Instructions for the task — Give the number of lines holding the string "with" and nothing more.

Data excerpt —
——

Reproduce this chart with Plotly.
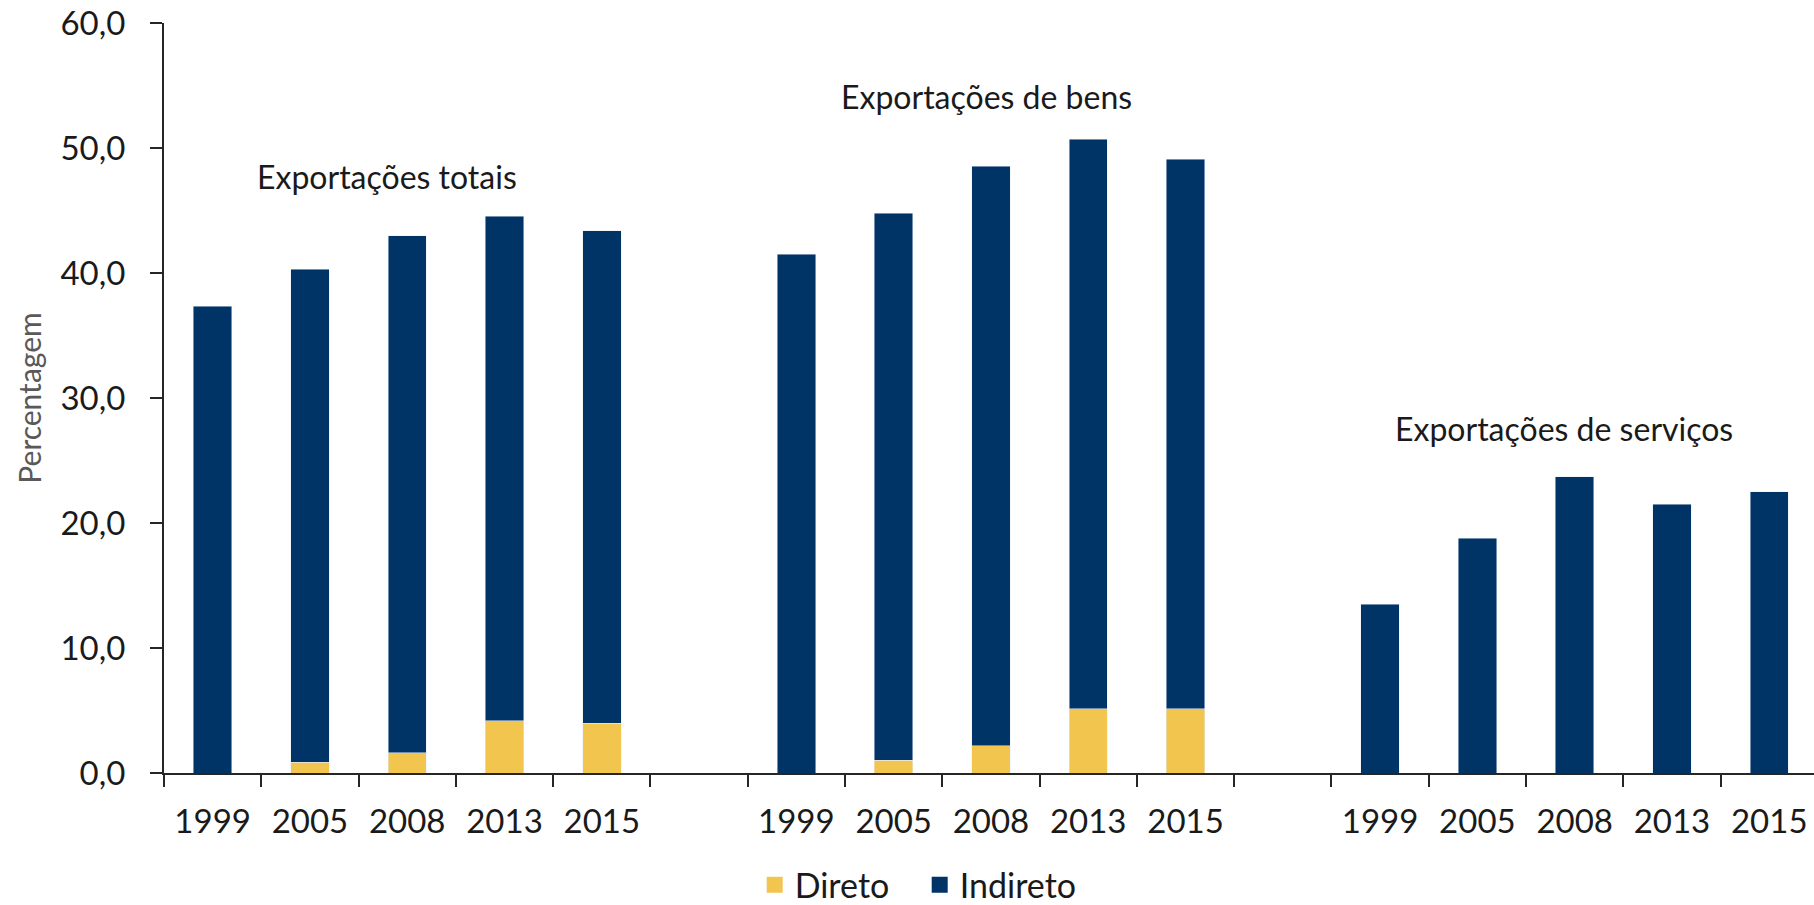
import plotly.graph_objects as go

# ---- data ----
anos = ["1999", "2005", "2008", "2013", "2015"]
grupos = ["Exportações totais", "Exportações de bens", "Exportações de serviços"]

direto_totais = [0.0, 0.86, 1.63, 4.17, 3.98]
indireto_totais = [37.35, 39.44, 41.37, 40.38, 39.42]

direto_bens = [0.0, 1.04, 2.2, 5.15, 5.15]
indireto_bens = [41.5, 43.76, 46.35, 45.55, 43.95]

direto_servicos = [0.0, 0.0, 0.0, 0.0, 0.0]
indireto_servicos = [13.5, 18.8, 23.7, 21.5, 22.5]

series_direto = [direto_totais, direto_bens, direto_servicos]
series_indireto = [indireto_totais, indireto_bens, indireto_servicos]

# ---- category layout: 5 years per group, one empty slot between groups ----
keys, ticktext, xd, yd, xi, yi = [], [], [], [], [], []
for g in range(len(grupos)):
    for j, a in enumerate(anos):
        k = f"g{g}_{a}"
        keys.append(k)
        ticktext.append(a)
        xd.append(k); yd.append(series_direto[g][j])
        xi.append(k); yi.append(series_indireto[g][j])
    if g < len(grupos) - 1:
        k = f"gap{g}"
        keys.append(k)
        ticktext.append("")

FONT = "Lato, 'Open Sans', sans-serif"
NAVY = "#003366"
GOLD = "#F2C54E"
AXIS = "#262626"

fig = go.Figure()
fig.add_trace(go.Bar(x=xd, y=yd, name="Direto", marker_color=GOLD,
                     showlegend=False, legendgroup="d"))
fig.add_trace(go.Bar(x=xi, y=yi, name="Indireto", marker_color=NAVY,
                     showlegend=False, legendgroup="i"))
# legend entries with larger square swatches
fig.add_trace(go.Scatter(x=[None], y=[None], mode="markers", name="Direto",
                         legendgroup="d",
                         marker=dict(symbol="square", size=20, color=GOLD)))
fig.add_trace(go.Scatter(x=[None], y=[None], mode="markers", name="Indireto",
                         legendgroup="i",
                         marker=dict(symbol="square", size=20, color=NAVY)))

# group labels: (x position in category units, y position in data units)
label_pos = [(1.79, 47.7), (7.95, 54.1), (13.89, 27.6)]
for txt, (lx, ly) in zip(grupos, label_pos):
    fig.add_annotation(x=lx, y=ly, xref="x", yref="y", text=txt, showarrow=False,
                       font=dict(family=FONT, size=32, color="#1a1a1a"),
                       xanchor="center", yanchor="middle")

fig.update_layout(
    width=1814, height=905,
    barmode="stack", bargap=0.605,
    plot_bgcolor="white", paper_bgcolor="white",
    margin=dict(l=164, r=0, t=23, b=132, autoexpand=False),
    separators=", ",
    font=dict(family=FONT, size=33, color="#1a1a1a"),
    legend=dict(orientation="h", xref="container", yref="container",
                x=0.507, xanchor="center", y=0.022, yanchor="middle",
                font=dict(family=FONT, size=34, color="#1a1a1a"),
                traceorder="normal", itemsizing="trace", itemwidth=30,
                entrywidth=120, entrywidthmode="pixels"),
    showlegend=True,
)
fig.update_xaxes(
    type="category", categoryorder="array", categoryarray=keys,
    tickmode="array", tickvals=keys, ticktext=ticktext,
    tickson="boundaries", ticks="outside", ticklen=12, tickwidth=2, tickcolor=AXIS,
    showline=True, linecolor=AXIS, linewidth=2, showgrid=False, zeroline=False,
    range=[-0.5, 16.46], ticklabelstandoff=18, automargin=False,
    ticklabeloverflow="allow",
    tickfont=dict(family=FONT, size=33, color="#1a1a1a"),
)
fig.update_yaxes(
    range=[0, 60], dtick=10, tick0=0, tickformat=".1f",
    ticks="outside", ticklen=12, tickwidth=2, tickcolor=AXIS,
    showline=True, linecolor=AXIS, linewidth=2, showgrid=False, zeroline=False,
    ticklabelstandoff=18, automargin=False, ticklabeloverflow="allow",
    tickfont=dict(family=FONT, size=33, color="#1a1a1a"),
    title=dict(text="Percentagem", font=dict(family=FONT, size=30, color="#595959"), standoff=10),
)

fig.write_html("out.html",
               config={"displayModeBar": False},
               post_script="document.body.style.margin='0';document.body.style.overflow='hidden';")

——

Answer in full — 2